Wednesday morning's full moon will seem to disappear in the Earth's shadow, creating a total lunar eclipse.
This full moon has three descriptive names: blue, super and blood. "Blue" because it's the second full moon in the calendar month; "super" because it's at its closest to the Earth and appears larger than usual.
University of Arizona Steward Observatory astronomer Glenn Schneider is best known for chasing solar eclipses, but he'll be up, watching the moon. He explained where the term "blood" comes from.
"The Earth's atmosphere actually acts as sort of a filter. The red light passes through, and so it's diffused through the Earth's atmosphere into the moon's geometrical shadow. And so the illumination has a reddish color to it, and that's what gives the moon its distinctive, copper-like color," he said.

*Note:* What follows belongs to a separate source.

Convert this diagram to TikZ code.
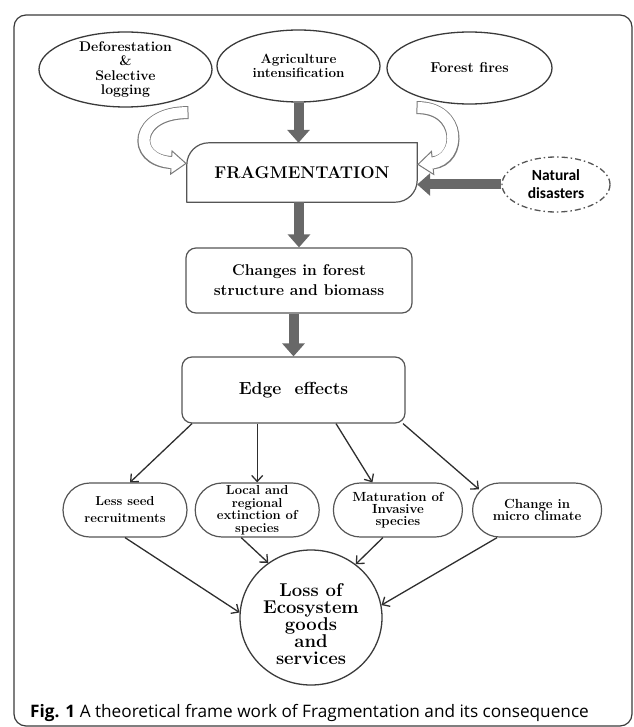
\documentclass[tikz,border=0pt]{standalone}
\usepackage{fontspec}
\newfontfamily\capfont{Open Sans}
\newfontfamily\natfont{Carlito}
\usetikzlibrary{positioning,shapes.geometric,calc,arrows.meta}
\definecolor{ovalgray}{HTML}{3A3A3A}
\definecolor{boxgray}{HTML}{555555}
\definecolor{arrowgray}{HTML}{686868}
\definecolor{hollowgray}{HTML}{7A7A7A}
\definecolor{linegray}{HTML}{2E2E2E}

\begin{document}
\begin{tikzpicture}
    [
    x=1pt, y=-1pt,
    basic/.style={draw=boxgray, line width=1.2pt},
    oval/.style={draw=ovalgray, line width=1.3pt, ellipse, inner sep=0pt},
    ovaltext/.style={font=\bfseries\fontsize{14}{14.5}\selectfont, align=center, inner sep=0pt},
    rect/.style={basic, rounded corners=10pt, align=center, inner sep=0pt},
    pill/.style={basic, rounded corners=27pt, minimum height=54pt, inner sep=0pt, align=center,
        font=\bfseries\fontsize{13}{12.5}\selectfont},
    bigarrow/.style={line width=10pt, draw=arrowgray, -{Triangle[width=22pt,length=13pt]}},
    hollow/.style={line width=13pt, draw=hollowgray, -{Triangle[width=25pt,length=16pt,line width=1pt,fill=white]}},
    hollowin/.style={line width=11pt, draw=white, shorten <=1pt, shorten >=14pt},
    thin/.style={line width=1.3pt, draw=linegray, ->},
    >={Straight Barb[length=6pt,width=11pt]}
    ]
    \useasboundingbox (0,0) rectangle (633,727);
    % Marco
    \draw[line width=1.2pt, draw=ovalgray, rounded corners=12pt] (14,15) rectangle (632,726);

    % Causas
    \node [oval, minimum width=173pt, minimum height=75pt,
        label={[name=defo-t, ovaltext]center:Deforestation\\\&\\Selective\\logging}] (defo) at (125.5,69.5) {};
    \node [oval, minimum width=163pt, minimum height=72pt,
        label={[name=agri-t, ovaltext, font=\bfseries\fontsize{13.4}{14}\selectfont]center:Agriculture\\intensification}] (agri) at (298.5,66) {};
    \node [oval, minimum width=165pt, minimum height=72pt,
        label={[name=fire-t, ovaltext, font=\bfseries\fontsize{14.4}{15}\selectfont]center:Forest fires}] (fire) at (469.5,68) {};
    \node [ellipse, draw=boxgray, line width=1.3pt, dash pattern=on 6pt off 3pt on 1.5pt off 3pt,
        minimum width=108pt, minimum height=55pt, inner sep=0pt, align=center,
        font=\natfont\bfseries\fontsize{15.5}{18}\selectfont] (nat) at (556,184.5) {Natural\\disasters};

    % Fragmentacion
    \node [minimum width=230pt, minimum height=59pt, font=\bfseries\fontsize{17}{20}\selectfont] (frag) at (302,172.5) {FRAGMENTATION};
    \draw [basic, line cap=round, rounded corners=22pt] (frag.south west) -- (frag.north west) -- (frag.north east);
    \draw [basic, line cap=round, rounded corners=22pt] (frag.north east) -- (frag.south east) -- (frag.south west);

    % Flechas de causas
    \draw [bigarrow] (agri.south) -- (agri.south |- frag.north);
    \draw [bigarrow] (nat.west) -- (nat.west -| frag.east);
    \draw [hollow] ($(defo.south)+(63,5)$) .. controls (135,112) and (130,160) .. ($(frag.west)+(0,-9)$);
    \draw [hollowin] ($(defo.south)+(63,5)$) .. controls (135,112) and (130,160) .. ($(frag.west)+(0,-9)$);
    \draw [hollow] ($(fire.south)+(-53,3)$) .. controls (462,107) and (462,160) .. ($(frag.east)+(0,-8)$);
    \draw [hollowin] ($(fire.south)+(-53,3)$) .. controls (462,107) and (462,160) .. ($(frag.east)+(0,-8)$);

    % Cambios y efectos de borde
    \node [rect, minimum width=226pt, minimum height=65pt, font=\bfseries\fontsize{15.6}{20}\selectfont] (changes) at (299,280.5)
        {Changes in forest\\structure and biomass};
    \node [rect, minimum width=223pt, minimum height=66pt, font=\bfseries\fontsize{17.5}{20}\selectfont] (edge) at (293.5,390)
        {Edge\ \ effects};
    \draw [bigarrow] (frag.south -| changes.north) -- (changes.north);
    \draw [bigarrow] (changes.south -| edge.north) -- (edge.north);

    % Consecuencias
    \node [pill, minimum width=124pt, font=\bfseries\fontsize{13}{17}\selectfont] (pill1) at (125,510) {Less seed\\recruitments};
    \node [pill, minimum width=124pt, right=7pt of pill1] (pill2) {Local and\\regional\\extinction of\\species};
    \node [pill, minimum width=129pt, right=13pt of pill2, font=\bfseries\fontsize{13.2}{12}\selectfont] (pill3) {Maturation of\\Invasive\\species};
    \node [pill, minimum width=129pt, right=9pt of pill3, font=\bfseries\fontsize{13.2}{12}\selectfont] (pill4) {Change in\\micro climate};
    \draw [thin] ([xshift=-101.5pt]edge.south) -- ([xshift=5pt]pill1.north);
    \draw [thin] (pill2.north |- edge.south) -- (pill2.north);
    \draw [thin] ([xshift=42.5pt]edge.south) -- ([xshift=-25.5pt]pill3.north);
    \draw [thin] ([xshift=109.5pt]edge.south) -- ($(pill4.north west)+(7,7)$);

    % Perdida de servicios
    \node [oval, minimum width=142pt, minimum height=135pt,
        label={[name=loss-t, ovaltext, yshift=-7pt, font=\bfseries\fontsize{18.5}{17}\selectfont]center:Loss of\\Ecosystem\\goods\\and\\services}] (loss) at (311,617.5) {};
    \draw [thin] (pill1.south) -- (loss.176);
    \draw [thin] ([xshift=-16pt]pill2.south) -- (loss.128);
    \draw [thin] ([xshift=-15pt]pill3.south) -- (loss.50);
    \draw [thin] ([xshift=-40pt]pill4.south) -- (loss.10);

    % Leyenda
    \node [anchor=base west, inner sep=0pt, font=\capfont\fontsize{17.2}{19}\selectfont] (caption) at (30,717)
        {\textbf{Fig. 1} A theoretical frame work of Fragmentation and its consequence};
\end{tikzpicture}
\end{document}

The Earth's shadow will reach the moon at 3:51 a.m. and totality commences at 5:51 a.m. The moon will set just after totality ends at 7:07 a.m. Schneider said the best viewing is at a place that has a clear view west, not blocked by trees, houses or the Tucson Mountains.
"It's just a very dynamic phenomena. It kind of connects you back with the basic workings of celestial mechanics. I mean you kind of understand that from an academic perspective, maybe, but actually being able to see the motions of the solar system at work, it's just a neat thing to watch," he said.